"They shouldn't have went that extreme," said Rick Snyder, one of 12 parents who was called to a court hearing Thursday.
The state pays for Snyder's daughter's lunch, but he owed the school district $105 for extra snacks that the girl bought in the last school year.
Snyder paid the bill and the theft charge against him was dropped.
"They shouldn't even let -- if they don't have the extra money to buy the extra food, then don't sell it to them, instead of building up a credit, and if you don't pay it, they don't get a report card if you don't pay it," Snyder said.
The school district said it gave parents plenty of warning that the bill was due, but some just didn't pay.
Some owed small amounts like $29 or $58, but Channel 4 Action News found a woman who owed more than $263.

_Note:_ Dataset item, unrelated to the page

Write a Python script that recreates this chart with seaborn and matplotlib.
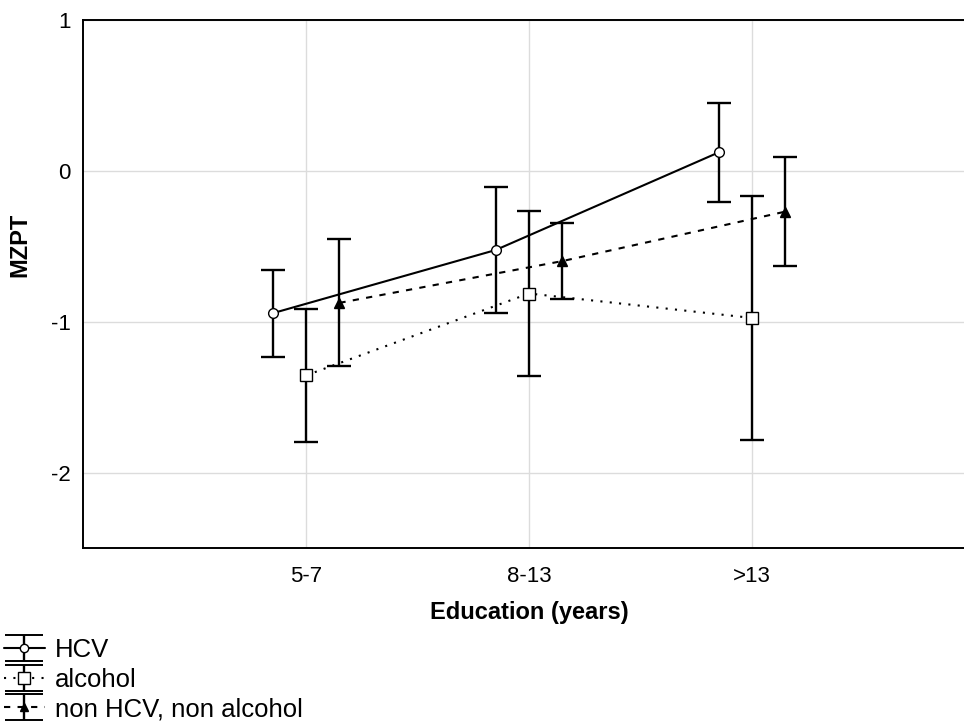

By the end of the school year, the district said it was out more than $3,000.
"We feed all of our children, regardless, but obviously you need to pay for it," school board president Randy Highlands said. "We have a budget, and we're responsible for meeting that budget, and without payment of that budget, we can't meet it and provide the necessary meals to the kids."
Nine parents paid Thursday. The other three asked for their hearings to be rescheduled.
Jeannette said it's very important for any family who needs subsidized school lunches to fill out the paperwork that will be sent home at the beginning of the next school year.